* **DATA TO PROCESS**
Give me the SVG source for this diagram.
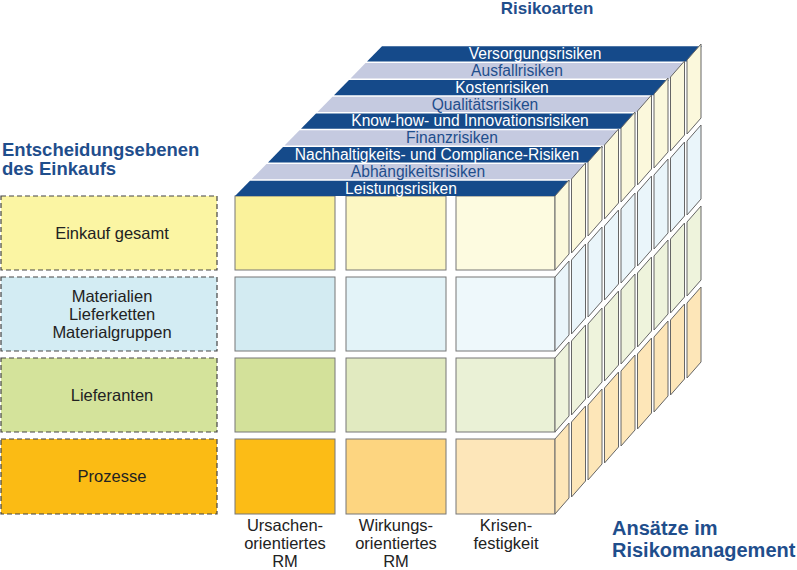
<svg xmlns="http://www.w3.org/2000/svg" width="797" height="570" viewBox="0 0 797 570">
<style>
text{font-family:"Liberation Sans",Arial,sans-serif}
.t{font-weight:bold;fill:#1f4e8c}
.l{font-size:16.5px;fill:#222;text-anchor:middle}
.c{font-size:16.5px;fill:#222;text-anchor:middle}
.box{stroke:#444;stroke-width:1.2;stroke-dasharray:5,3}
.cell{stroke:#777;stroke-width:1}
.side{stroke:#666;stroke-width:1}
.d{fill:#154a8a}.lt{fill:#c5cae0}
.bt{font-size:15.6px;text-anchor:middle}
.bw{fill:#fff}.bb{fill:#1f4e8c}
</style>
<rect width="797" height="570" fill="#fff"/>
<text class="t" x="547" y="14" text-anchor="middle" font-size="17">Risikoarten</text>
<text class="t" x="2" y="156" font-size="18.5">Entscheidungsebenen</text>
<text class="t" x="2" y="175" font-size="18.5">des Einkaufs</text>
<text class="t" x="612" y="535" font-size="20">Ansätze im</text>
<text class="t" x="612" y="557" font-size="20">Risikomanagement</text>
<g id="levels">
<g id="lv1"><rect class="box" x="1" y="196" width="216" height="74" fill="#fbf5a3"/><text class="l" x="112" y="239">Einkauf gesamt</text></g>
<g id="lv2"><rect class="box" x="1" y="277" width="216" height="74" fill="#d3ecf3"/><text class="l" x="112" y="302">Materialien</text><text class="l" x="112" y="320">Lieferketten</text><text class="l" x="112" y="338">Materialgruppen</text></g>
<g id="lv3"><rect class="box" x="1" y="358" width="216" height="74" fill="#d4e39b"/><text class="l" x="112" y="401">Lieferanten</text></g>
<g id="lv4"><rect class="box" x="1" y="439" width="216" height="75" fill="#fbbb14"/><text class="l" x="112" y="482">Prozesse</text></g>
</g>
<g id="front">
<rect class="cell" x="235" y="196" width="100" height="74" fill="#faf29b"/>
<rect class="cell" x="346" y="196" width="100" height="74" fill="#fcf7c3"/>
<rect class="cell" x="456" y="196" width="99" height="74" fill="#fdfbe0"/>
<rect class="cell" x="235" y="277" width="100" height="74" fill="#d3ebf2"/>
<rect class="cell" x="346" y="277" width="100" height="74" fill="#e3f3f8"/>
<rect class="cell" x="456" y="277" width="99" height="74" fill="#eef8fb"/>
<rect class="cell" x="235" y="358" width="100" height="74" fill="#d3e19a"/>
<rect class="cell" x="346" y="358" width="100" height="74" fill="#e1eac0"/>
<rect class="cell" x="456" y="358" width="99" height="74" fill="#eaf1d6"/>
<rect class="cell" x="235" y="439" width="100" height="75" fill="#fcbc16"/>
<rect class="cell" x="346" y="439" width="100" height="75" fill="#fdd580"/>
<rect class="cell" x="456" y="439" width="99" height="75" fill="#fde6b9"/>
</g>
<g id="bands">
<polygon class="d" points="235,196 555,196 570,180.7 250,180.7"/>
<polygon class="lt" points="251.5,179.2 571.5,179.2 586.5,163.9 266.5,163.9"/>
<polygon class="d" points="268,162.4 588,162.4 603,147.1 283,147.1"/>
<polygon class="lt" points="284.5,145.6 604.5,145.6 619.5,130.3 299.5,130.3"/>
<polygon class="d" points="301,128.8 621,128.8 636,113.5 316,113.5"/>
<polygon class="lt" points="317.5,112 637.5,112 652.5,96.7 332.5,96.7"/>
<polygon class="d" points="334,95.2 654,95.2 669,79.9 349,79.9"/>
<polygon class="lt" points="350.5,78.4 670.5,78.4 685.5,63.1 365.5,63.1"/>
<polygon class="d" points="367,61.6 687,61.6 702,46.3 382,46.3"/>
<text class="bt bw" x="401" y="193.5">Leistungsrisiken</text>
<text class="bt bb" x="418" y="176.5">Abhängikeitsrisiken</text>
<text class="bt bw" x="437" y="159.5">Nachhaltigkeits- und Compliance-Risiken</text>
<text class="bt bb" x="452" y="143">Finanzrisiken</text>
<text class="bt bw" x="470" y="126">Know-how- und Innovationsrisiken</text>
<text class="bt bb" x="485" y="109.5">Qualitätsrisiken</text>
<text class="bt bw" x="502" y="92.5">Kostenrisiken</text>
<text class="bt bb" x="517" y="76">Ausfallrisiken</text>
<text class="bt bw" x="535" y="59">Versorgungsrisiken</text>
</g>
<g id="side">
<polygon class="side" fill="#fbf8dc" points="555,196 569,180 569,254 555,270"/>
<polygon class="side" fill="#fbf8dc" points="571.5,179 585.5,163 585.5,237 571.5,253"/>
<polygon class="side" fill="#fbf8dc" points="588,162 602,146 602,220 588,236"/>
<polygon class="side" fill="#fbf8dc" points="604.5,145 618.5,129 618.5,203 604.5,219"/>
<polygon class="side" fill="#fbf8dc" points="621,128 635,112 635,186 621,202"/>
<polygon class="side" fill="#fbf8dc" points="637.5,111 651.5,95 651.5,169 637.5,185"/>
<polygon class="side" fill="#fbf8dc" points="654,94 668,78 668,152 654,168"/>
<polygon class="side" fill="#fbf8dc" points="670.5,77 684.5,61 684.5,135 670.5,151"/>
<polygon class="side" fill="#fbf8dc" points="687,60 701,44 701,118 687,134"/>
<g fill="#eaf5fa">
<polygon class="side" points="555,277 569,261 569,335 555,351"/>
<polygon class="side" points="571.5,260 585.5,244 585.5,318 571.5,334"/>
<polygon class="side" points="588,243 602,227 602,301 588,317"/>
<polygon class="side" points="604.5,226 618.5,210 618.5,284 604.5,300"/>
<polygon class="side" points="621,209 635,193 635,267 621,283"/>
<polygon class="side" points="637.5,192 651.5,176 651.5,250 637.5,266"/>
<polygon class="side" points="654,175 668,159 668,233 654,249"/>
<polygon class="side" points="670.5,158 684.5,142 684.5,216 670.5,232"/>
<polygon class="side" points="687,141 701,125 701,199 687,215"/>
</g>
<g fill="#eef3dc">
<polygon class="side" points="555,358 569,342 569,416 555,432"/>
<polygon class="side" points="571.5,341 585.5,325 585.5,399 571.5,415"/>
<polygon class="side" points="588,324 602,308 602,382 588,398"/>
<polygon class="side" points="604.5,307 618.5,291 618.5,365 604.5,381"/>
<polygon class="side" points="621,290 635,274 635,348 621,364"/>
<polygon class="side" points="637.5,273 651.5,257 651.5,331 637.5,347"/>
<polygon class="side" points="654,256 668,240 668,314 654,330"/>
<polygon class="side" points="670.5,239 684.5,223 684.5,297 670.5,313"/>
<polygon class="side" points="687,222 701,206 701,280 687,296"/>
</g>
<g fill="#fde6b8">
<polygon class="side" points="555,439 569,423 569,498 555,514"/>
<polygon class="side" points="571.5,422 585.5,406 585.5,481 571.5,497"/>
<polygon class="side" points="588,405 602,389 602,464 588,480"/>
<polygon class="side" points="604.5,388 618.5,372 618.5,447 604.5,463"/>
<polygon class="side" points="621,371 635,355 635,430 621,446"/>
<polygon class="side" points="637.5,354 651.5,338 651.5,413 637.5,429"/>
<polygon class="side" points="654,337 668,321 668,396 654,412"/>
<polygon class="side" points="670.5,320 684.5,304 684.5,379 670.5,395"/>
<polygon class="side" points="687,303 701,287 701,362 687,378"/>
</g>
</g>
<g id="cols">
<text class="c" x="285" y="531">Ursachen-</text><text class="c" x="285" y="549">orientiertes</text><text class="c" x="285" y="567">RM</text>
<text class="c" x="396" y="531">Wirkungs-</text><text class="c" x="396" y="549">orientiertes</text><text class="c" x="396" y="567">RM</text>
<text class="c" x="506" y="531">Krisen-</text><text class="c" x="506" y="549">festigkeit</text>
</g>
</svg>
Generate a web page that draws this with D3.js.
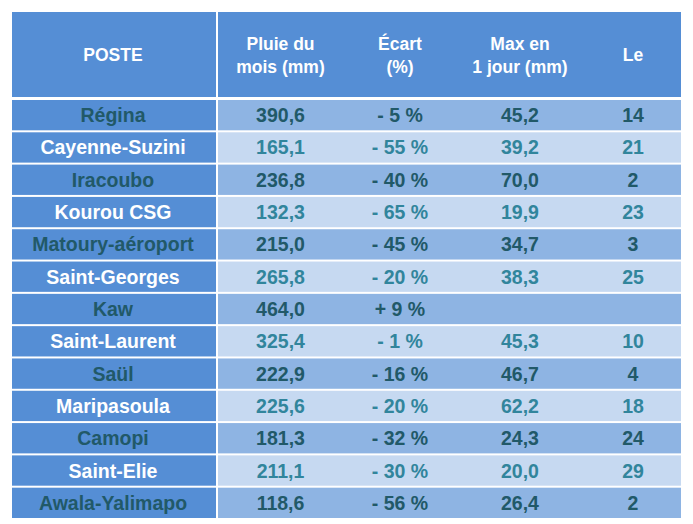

* **WHAT TO DO**
Of the lines above, how many include the word "this"? Reply with the number alone.

* **SOLUTION**
2